McChrystal limogé, le nouveau patron de l'OTAN en Afghanistan est David Petraeus, un élégant cadet de West Point qui a su se faire bien voir à la fois du président Bush et de son successeur Obama. Il hérite d'une situation de plus en plus difficile sur le terrain, mais a pour lui des préjugés favorables: reprenant les consignes de David Galula, théoricien français de la contre-guérilla, il a développé en Irak une stratégie originale, valorisant le contact avec les populations civiles et évitant les ripostes disproportionnées, tout en mettant sur pied de solides unités d'élite, rapides et mobiles, qui s'appuient sur un réseau d'alliés locaux (à Bagdad, les anciens hommes de Saddam Hussein et les Sunnites).
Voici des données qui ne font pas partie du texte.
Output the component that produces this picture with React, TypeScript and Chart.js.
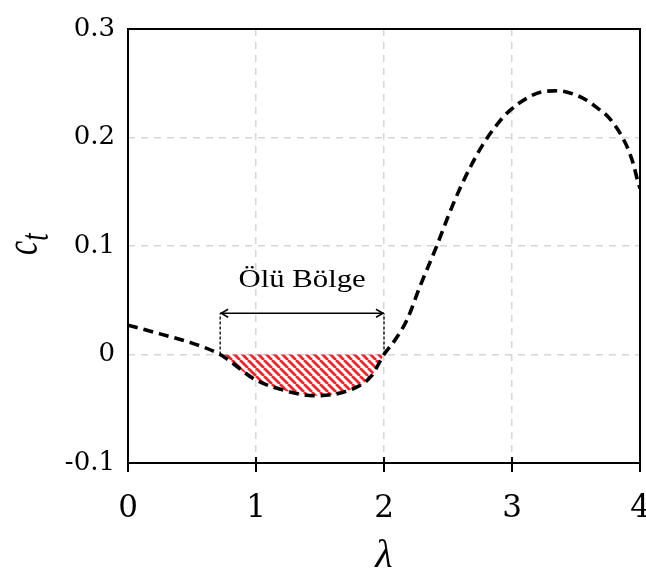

Reste à mettre au point cette tactique en Afghanistan, où les soldats de l'armée nationale afghane s'engagent ou désertent au gré des versements de soldes et des pôts-de-vin des Talibans. David Petraeus réussira-t-il à trouver une issue à un conflit qui semble enlisé pour de bon ? En tout cas, il peut compter sur le soutien sans failles de la France d'Hervé Morin et Sarkozy, et sur l'admiration sans bornes des journalistes français pro-USA, qui le voient comme un futur César digne de vénération.

Ils se trompent ; le Centurion qui rêve du Palais n'est pas Petraeus mais McChrystal. Conservateur virulent tendance Red-Neck, teinté de fondamentalisme religieux (son frère Scott est aumônier militaire pentecôtiste, le genre de révérend obsédé par la venue de l'Antéchrist) et à la limite du racisme, l'ex-général est un ambitieux férocement opposé au progressisme bon teint initié par Barack Obama depuis 2008. Profitant de l'absence de leadership chez les Républicains et de l'incroyable impopularité de la Maison-Blanche au sein du petit peuple américain, il a décidé de jeter l'éponge pour tenter sa chance en politique; d'où son suicide savamment préparé dans les pages de Rolling Stone pour être libéré de ses fonctions militaires. Obama voulait se débarasser d'un général encombrant, il a gagné un futur ennemi politique.